The Orlando-Orange County Expressway Authority has taken a stance against wrong-way driving and hopes to end the issue on major toll roads. By investing in a study that will show the frequency of wrong-way driving instances, the authority will use the data collected to devise a plan to prevent its continuance. Haitham Al-Deek, an engineering professor at the University of Central Florida, has been hired to study where, when, and why these wrong-way driving occurrences are taking place.
According to Orlando Sentinel, the authority will spend $135,000 on Al-Deek’s study, and an additional $130,000 making safety improvements based on his findings. These improvements will include installing monitors that alert local authorities when a driver is going the wrong way, in hopes that local law enforcement will then have the chance to stop fatal accidents before they occur. The expressway authority also plans on increasing signs and signals informing drivers they are driving the wrong way, including flashing markers and lights.
The issue of wrong-way driving, however, is not just a problem in Central Florida. This category of car accidents is occurring all throughout the country, and continues to be a national concern. Just last month, a wrong-way driving accident took the lives of four University of South Florida students when a drunk driver, headed the wrong way, crashed his SUV into the oncoming vehicle.
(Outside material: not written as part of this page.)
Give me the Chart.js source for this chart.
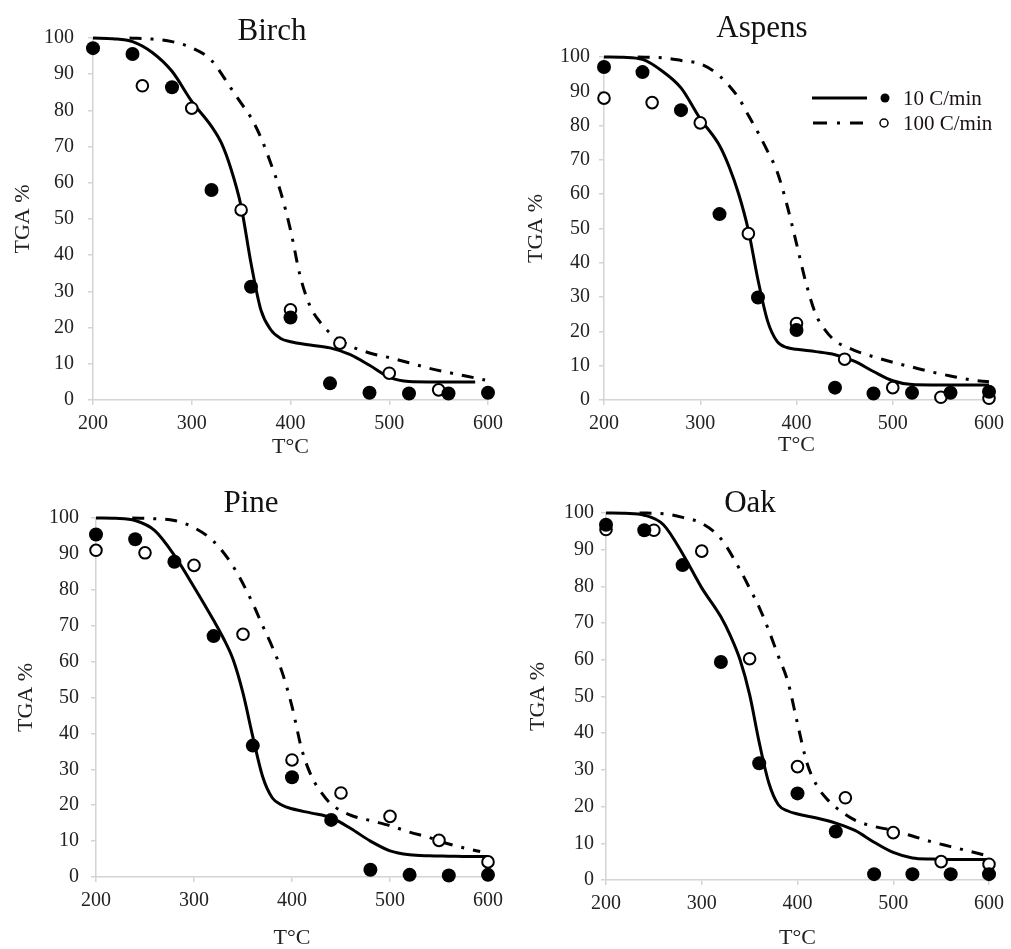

According to WFLA, NBC’s local Tampa news station, the man driving the SUV proceeded in the wrong direction for at least 12 miles before the accident claimed his life as well as the oncoming passengers. Just a week following this tragedy, a Southern California woman was charged with six counts of murder after she drove her car the wrong way on a Los Angeles freeway, killing six oncoming passengers.
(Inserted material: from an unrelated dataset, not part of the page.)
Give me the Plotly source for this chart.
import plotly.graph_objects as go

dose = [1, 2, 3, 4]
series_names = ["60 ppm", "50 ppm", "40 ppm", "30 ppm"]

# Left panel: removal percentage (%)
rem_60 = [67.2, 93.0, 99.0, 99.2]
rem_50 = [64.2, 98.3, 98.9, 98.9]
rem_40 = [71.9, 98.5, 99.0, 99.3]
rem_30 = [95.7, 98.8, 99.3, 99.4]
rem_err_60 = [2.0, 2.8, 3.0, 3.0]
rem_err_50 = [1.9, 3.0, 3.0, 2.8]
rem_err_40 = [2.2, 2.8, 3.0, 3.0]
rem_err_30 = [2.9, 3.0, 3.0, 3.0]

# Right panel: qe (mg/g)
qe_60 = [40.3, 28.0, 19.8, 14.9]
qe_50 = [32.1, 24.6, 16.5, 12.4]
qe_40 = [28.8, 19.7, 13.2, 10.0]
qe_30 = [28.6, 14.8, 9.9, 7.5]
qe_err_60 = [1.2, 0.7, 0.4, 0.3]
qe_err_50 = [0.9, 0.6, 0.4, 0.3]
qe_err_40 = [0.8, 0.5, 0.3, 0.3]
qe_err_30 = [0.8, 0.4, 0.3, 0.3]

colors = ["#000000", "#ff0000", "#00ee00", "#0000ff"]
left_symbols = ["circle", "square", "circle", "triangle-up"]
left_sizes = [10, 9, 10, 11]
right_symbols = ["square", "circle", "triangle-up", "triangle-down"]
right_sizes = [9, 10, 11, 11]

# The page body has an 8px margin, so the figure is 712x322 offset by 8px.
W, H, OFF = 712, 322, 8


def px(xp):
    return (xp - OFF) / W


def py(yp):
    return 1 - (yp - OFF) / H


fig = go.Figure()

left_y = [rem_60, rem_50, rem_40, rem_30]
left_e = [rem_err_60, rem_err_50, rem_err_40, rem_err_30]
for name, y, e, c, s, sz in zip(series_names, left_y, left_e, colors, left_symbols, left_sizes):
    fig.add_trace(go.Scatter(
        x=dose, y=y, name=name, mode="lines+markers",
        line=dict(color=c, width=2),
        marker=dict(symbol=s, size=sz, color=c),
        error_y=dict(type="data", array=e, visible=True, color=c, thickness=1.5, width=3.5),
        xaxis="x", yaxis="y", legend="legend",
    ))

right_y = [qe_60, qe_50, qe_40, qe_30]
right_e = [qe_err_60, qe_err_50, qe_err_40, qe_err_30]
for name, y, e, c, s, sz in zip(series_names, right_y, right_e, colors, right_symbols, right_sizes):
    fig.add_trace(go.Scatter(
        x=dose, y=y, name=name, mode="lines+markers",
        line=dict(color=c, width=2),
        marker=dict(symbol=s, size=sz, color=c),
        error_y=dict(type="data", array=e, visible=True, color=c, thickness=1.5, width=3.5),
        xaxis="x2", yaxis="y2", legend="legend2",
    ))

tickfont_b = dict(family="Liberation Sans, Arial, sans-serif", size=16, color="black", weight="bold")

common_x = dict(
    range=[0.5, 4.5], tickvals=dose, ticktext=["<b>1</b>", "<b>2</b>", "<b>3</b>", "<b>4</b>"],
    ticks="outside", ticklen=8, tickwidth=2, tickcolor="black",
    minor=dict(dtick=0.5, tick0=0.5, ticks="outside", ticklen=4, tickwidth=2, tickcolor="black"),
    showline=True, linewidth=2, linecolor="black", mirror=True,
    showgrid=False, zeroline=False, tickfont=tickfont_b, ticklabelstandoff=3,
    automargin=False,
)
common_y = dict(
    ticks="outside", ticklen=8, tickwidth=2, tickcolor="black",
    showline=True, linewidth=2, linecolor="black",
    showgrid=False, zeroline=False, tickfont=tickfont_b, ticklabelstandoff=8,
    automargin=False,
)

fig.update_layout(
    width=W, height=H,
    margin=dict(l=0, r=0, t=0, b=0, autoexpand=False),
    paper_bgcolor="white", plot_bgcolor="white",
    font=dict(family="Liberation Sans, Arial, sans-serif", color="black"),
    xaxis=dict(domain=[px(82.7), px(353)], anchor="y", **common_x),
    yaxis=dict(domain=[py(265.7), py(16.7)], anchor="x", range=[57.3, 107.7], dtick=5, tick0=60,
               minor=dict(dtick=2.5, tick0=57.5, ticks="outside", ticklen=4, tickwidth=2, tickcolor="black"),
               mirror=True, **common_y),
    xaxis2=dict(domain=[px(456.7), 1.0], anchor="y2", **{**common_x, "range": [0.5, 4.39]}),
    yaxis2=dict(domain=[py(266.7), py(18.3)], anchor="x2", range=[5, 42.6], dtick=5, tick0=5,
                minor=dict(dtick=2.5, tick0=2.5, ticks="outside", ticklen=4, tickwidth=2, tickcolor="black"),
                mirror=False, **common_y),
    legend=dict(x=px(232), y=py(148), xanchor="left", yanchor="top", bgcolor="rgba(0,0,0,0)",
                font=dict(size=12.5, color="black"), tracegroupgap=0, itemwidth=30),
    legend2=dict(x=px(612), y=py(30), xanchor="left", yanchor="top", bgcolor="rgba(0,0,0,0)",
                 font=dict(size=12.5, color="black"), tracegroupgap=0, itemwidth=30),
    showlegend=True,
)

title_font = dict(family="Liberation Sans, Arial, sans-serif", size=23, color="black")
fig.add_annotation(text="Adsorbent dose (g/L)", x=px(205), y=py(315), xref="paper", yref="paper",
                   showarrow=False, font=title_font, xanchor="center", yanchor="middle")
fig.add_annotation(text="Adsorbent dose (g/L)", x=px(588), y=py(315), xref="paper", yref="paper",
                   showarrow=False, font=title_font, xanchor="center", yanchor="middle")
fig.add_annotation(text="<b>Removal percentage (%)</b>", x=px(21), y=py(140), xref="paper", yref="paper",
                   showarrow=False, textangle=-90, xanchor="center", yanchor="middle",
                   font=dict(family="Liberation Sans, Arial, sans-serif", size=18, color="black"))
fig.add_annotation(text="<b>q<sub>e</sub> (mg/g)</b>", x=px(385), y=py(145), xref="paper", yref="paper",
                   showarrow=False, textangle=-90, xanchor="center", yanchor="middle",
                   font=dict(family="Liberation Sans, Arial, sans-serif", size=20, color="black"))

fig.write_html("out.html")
Weeks later, a Washington mother was driving her son and nephew to a church sleepover one Friday afternoon, when an 84-year-old man crashed into them with his oncoming vehicle, taking the life of her 6-year-old nephew, and leaving her and her 10-year-old son in critical condition.
The Orange County Expressway Authority is taking the issue of wrong-way driving very seriously and hopes the measures being taken will significantly decrease these fatalities. The chairman of the expressway authority indicates his concern over this national dilemma by stating that if this investment will save just one life, then it was money well spent.